Review: DEADLY CLASS #11


Written by Rick Remender
Art by Wes Craig & Lee Loughridge
Published by Image Comics
Release Date: February 18, 2015

After ten issues I started to think that we’ve seen it all from Deadly Class. It has consistently been a special comic, and I was sure that the creative team of Rick Remender, Wes Craig, and Lee Loughridge would be able to continue telling amazing stories for years to come.

What I really mean is that I thought I had these guys figured out. You have these kids in a messed up situation, and digging themselves into a hole by doing really messed up things to survive life as teenagers. It’s a formula that has worked, and will continue to work for this book. I just figured this book couldn’t shock me anymore than it has. I figured that there was no way they could top some of the things we’ve seen in the book so far. Well about that, I have to say it never felt so good to be so wrong.

The best way to describe the final issue of Deadly Class‘ second arc is that it is pure, unadulterated mayhem. The action picks up exactly where issue ten left off, and doesn’t let up for  twenty-two pages. It is wall to wall action, as the raid on Fuckface’s residence reaches a fever pitch until we are left with a final page that will have readers shouting at the Comic Book Gods for making us wait two months for issue twelve. If you thought the violence in this series was extreme before I can’t even imagine what your reaction will be to the depths of depravity Remender and company find themselves putting on the page.

The action jumps back and forth as the our teens find themselves separated, and outmatched by Fuckface’s Angel Dust addled, barbaric family. The issue is filled with some of the most down and dirty action sequences I’ve ever seen in a comic book. This issue is not for the faint of heart. There is blood, and severed heads, and maybe even an eyeball where it’s not supposed to be. That’s not even to mention a sound effect that will haunt you. This is just one absolutely crazy comic book.

A lot of the action is heightened by Remender’s script, as he finds a way get the characters to emote among the blood, and explosions. The brutality found in these action scenes are on another level, but the beauty of Deadly Class is that it is always about more than just the shock factor. This isn’t just gratuitous violence for the hell of it, as there’s a really great story here.
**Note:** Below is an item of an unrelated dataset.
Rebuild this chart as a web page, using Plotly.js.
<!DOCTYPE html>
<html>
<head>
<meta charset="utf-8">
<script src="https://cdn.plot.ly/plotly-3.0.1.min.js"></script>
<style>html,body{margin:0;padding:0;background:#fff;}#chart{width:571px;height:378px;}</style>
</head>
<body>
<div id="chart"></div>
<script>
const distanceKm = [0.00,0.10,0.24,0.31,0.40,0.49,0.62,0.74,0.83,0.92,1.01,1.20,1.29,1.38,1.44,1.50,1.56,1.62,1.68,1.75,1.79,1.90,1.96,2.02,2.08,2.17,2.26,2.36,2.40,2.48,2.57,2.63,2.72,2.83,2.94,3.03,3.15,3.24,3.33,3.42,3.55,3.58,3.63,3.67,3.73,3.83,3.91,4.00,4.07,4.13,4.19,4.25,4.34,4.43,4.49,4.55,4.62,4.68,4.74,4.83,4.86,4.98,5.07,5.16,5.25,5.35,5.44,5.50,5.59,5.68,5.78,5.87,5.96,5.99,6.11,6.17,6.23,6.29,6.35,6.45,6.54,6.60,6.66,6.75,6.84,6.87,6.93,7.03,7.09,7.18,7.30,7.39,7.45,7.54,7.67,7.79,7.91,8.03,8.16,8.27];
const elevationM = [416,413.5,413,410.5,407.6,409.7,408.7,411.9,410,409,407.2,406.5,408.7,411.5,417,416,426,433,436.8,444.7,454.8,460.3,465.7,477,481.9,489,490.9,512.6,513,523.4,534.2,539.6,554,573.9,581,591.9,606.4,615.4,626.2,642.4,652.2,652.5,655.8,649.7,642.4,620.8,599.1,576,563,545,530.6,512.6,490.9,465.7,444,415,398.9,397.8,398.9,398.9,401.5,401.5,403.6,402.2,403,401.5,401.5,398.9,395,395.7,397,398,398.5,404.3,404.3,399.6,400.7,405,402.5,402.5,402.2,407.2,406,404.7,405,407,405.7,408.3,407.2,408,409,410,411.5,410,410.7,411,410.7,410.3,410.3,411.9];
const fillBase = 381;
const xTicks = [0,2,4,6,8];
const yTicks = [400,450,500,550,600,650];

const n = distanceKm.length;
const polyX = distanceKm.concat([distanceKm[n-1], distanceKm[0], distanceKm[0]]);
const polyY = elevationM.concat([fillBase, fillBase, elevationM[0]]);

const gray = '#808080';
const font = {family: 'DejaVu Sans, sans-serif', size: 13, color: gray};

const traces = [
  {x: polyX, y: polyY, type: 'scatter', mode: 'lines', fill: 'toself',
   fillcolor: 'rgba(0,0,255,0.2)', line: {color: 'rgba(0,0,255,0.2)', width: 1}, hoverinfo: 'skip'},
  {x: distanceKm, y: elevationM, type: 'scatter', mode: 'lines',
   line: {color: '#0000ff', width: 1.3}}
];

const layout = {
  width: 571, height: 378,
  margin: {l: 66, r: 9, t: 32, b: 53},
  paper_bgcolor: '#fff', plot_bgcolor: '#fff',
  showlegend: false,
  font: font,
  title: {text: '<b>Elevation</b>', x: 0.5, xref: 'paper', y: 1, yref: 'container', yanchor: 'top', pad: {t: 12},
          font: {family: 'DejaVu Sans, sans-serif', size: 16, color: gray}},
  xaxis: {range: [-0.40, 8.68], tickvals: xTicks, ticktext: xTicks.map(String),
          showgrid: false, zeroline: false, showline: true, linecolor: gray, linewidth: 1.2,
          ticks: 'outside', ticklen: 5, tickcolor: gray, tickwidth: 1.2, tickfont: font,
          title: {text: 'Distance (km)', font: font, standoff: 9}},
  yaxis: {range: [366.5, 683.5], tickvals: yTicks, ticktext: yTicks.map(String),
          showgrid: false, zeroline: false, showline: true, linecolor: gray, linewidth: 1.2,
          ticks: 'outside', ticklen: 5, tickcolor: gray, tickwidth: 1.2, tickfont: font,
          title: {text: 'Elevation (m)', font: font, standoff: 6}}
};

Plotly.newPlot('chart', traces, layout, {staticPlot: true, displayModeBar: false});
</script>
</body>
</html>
Remender strikes a balance in his script that might be overlooked because of all of the crazy visuals.

This holds especially true in the scenes between Maria and Saya that resolve last month’s cliffhanger. These are teenagers wearing their emotions on their sleeves, and we have spent the last year watching the relationships between these characters develop. We have seen mistakes being made. Now we get to see everything come crashing down in a mix of violence and emotion. This book doesn’t forget what it’s about at its core, and that’s important.

I can only imagine what was going through Wes Craig’s head as he was reading the script to this issue. Remender asks Craig to draw a lot of messed up things this issue, and not only does he do so, but he turns in what may be some of the most visually stunning sequences since the acid trip back in issue four. I say this every time I review an issue of this book, but nobody in comics is better than Wes Craig at manipulating the panels on a page to immerse the readers in the action.

This is done by slanting panels, making panels irregular, and even reverting back to regular panels for maximum effect.  Craig does all of this while capturing the emotions of the characters as they fight for their lives. To top it all off there’s the amazing colors of Lee Loughridge. The colors jump around from page to page, and even sometimes from panel to panel. Loughridge is able to match colors to a scene, and make them fit the story so well that I almost have to wonder if these cues are in Remender’s script.

When you look past all of the blood and violence, this issue is a prime example of an entire creative team being so on the same page that it’s scary. While it’s hard to say that individually each of these creators are the best at their profession, it is quite easy to argue that Deadly Class might just feature the best creative TEAM in comics (emphasis on team).

What a wild ride Deadly Class has been so far, and I can’t wait to see what’s next. What this creative team is doing with this series is mind blowing. I can understand the violence not being everyone’s cup of tea, and that’s okay. What I feel after finishing an issue of this series is an almost overwhelming feeling that I had just read the latest issue of the best comic book on the racks. There are a lot of great comic books being published today, but none are better than Deadly Class.